* Problem to solve *
Reproduce exactly, with no pictures, each line from the opening of the material down through the line containing "(1090,247) -- cycle;".

— Start Task input —

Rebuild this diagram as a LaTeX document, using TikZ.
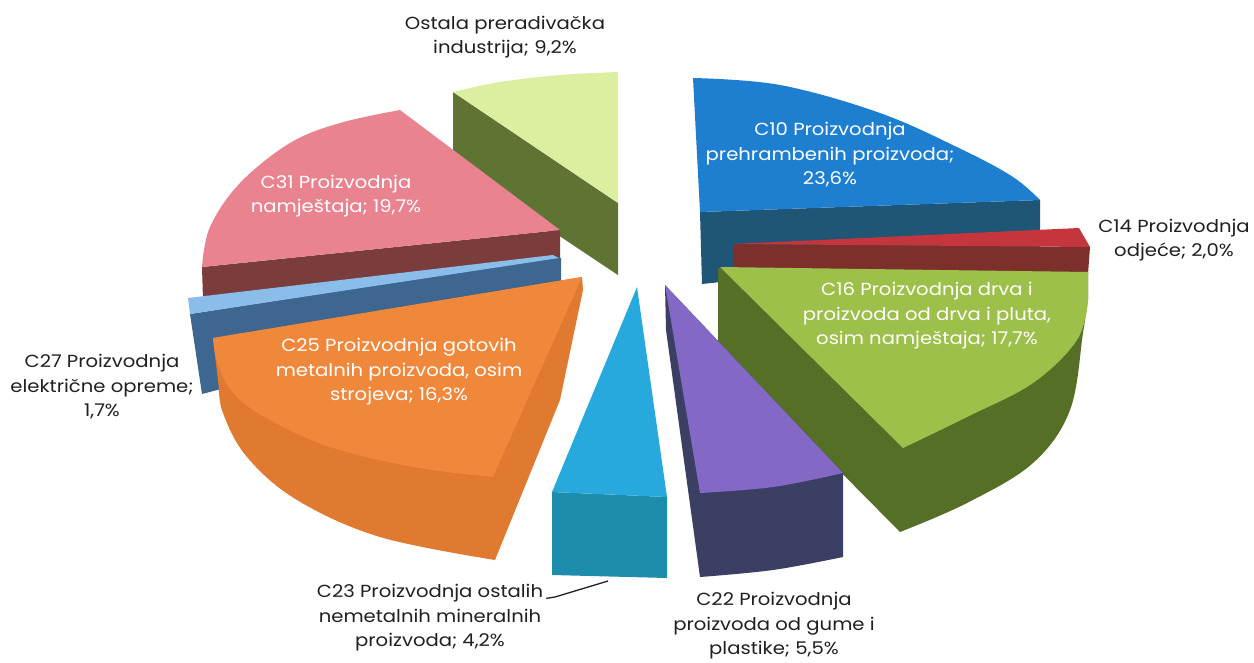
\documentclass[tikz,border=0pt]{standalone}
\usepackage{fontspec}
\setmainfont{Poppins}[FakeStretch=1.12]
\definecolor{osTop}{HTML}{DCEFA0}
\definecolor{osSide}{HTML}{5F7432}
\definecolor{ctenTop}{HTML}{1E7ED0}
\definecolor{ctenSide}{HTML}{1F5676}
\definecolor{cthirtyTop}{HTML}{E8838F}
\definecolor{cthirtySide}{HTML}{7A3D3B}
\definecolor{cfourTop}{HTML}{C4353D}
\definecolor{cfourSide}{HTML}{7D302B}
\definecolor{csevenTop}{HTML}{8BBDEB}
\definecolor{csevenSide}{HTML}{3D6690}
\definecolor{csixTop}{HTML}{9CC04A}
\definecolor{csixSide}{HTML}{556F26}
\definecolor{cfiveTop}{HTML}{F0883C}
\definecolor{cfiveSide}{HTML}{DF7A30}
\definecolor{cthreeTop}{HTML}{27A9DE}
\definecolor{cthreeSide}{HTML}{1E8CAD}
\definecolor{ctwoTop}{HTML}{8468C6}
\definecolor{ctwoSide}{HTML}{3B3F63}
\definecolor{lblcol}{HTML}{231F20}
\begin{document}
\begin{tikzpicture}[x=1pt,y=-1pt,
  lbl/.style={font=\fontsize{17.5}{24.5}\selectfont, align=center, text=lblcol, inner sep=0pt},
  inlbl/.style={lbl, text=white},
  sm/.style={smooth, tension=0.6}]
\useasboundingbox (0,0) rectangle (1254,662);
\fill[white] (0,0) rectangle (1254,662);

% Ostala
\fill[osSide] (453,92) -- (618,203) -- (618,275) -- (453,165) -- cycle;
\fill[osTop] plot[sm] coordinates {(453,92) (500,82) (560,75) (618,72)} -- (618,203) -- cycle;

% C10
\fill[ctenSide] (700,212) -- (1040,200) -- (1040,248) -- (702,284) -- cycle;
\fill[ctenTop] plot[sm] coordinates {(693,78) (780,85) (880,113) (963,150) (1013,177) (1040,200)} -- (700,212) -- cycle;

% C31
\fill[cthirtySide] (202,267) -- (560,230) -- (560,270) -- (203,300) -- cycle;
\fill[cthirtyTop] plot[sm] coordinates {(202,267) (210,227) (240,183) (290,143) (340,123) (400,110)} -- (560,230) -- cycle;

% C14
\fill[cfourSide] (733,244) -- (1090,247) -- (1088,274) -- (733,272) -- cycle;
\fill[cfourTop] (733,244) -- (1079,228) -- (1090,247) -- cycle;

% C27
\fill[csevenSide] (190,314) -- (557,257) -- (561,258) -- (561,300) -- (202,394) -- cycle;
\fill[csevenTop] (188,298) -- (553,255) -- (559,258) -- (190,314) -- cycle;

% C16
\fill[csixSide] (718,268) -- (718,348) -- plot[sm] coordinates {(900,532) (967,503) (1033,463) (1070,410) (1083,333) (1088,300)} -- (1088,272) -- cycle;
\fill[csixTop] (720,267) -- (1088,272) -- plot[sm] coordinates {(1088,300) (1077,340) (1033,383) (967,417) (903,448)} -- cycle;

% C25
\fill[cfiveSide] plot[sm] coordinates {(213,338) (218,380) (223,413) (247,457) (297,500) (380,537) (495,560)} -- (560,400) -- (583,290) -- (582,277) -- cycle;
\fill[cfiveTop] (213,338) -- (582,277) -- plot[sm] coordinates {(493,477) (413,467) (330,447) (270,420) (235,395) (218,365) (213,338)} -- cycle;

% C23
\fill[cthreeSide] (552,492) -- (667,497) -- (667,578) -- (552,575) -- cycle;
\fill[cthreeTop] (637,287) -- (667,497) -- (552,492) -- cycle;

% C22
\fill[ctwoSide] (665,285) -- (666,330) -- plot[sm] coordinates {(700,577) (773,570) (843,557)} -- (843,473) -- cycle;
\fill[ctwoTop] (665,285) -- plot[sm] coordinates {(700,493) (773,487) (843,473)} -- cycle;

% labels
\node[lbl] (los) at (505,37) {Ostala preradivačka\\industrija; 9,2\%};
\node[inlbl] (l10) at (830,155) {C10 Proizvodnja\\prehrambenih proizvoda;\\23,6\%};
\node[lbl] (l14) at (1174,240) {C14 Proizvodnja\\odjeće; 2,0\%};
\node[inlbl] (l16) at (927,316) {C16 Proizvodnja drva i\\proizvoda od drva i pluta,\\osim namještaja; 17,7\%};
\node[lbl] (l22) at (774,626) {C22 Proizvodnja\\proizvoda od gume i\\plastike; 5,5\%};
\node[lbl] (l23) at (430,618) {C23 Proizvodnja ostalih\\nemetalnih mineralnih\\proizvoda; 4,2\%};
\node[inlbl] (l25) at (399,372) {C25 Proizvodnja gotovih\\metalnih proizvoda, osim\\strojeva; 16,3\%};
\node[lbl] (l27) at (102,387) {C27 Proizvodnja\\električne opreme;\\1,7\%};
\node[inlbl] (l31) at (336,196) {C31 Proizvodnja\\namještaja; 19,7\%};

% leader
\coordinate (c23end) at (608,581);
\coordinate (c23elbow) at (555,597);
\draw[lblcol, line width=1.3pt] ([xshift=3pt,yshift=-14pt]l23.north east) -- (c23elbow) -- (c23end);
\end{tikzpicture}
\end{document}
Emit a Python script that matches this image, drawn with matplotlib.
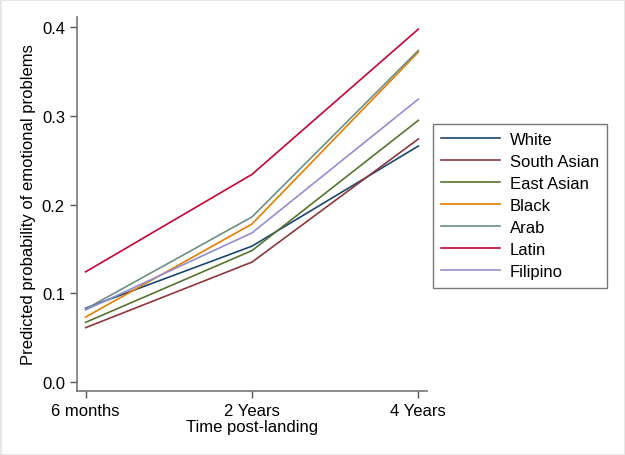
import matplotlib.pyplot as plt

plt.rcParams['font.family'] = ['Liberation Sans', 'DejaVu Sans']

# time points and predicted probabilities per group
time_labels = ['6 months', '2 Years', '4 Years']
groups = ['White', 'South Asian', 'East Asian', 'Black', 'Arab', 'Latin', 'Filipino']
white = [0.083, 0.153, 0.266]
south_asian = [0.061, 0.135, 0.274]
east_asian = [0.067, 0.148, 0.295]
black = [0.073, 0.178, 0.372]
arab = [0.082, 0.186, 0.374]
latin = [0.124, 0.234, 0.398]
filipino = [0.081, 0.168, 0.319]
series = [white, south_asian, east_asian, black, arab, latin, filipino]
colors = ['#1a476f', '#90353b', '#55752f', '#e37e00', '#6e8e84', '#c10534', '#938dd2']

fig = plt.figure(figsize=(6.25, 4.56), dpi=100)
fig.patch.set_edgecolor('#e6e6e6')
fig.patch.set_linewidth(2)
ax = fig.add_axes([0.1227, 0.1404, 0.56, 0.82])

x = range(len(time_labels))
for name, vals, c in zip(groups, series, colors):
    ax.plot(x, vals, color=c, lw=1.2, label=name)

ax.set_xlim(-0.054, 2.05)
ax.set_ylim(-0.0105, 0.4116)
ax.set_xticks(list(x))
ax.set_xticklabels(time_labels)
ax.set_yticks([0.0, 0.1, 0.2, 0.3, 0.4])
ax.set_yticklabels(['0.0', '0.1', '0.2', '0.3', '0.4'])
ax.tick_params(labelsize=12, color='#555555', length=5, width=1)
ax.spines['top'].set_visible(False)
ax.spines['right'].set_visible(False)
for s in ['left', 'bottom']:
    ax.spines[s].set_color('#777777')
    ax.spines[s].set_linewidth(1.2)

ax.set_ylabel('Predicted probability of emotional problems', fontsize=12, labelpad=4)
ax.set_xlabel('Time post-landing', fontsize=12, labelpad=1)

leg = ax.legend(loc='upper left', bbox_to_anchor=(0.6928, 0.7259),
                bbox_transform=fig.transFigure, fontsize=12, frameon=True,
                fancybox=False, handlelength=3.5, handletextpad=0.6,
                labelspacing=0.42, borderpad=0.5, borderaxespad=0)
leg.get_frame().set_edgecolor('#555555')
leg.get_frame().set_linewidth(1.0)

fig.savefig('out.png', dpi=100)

— End Task input —

* Full response *
Rebuild this diagram as a LaTeX document, using TikZ.
\documentclass[tikz,border=0pt]{standalone}
\usepackage{fontspec}
\setmainfont{Poppins}[FakeStretch=1.12]
\definecolor{osTop}{HTML}{DCEFA0}
\definecolor{osSide}{HTML}{5F7432}
\definecolor{ctenTop}{HTML}{1E7ED0}
\definecolor{ctenSide}{HTML}{1F5676}
\definecolor{cthirtyTop}{HTML}{E8838F}
\definecolor{cthirtySide}{HTML}{7A3D3B}
\definecolor{cfourTop}{HTML}{C4353D}
\definecolor{cfourSide}{HTML}{7D302B}
\definecolor{csevenTop}{HTML}{8BBDEB}
\definecolor{csevenSide}{HTML}{3D6690}
\definecolor{csixTop}{HTML}{9CC04A}
\definecolor{csixSide}{HTML}{556F26}
\definecolor{cfiveTop}{HTML}{F0883C}
\definecolor{cfiveSide}{HTML}{DF7A30}
\definecolor{cthreeTop}{HTML}{27A9DE}
\definecolor{cthreeSide}{HTML}{1E8CAD}
\definecolor{ctwoTop}{HTML}{8468C6}
\definecolor{ctwoSide}{HTML}{3B3F63}
\definecolor{lblcol}{HTML}{231F20}
\begin{document}
\begin{tikzpicture}[x=1pt,y=-1pt,
  lbl/.style={font=\fontsize{17.5}{24.5}\selectfont, align=center, text=lblcol, inner sep=0pt},
  inlbl/.style={lbl, text=white},
  sm/.style={smooth, tension=0.6}]
\useasboundingbox (0,0) rectangle (1254,662);
\fill[white] (0,0) rectangle (1254,662);

% Ostala
\fill[osSide] (453,92) -- (618,203) -- (618,275) -- (453,165) -- cycle;
\fill[osTop] plot[sm] coordinates {(453,92) (500,82) (560,75) (618,72)} -- (618,203) -- cycle;

% C10
\fill[ctenSide] (700,212) -- (1040,200) -- (1040,248) -- (702,284) -- cycle;
\fill[ctenTop] plot[sm] coordinates {(693,78) (780,85) (880,113) (963,150) (1013,177) (1040,200)} -- (700,212) -- cycle;

% C31
\fill[cthirtySide] (202,267) -- (560,230) -- (560,270) -- (203,300) -- cycle;
\fill[cthirtyTop] plot[sm] coordinates {(202,267) (210,227) (240,183) (290,143) (340,123) (400,110)} -- (560,230) -- cycle;

% C14
\fill[cfourSide] (733,244) -- (1090,247) -- (1088,274) -- (733,272) -- cycle;
\fill[cfourTop] (733,244) -- (1079,228) -- (1090,247) -- cycle;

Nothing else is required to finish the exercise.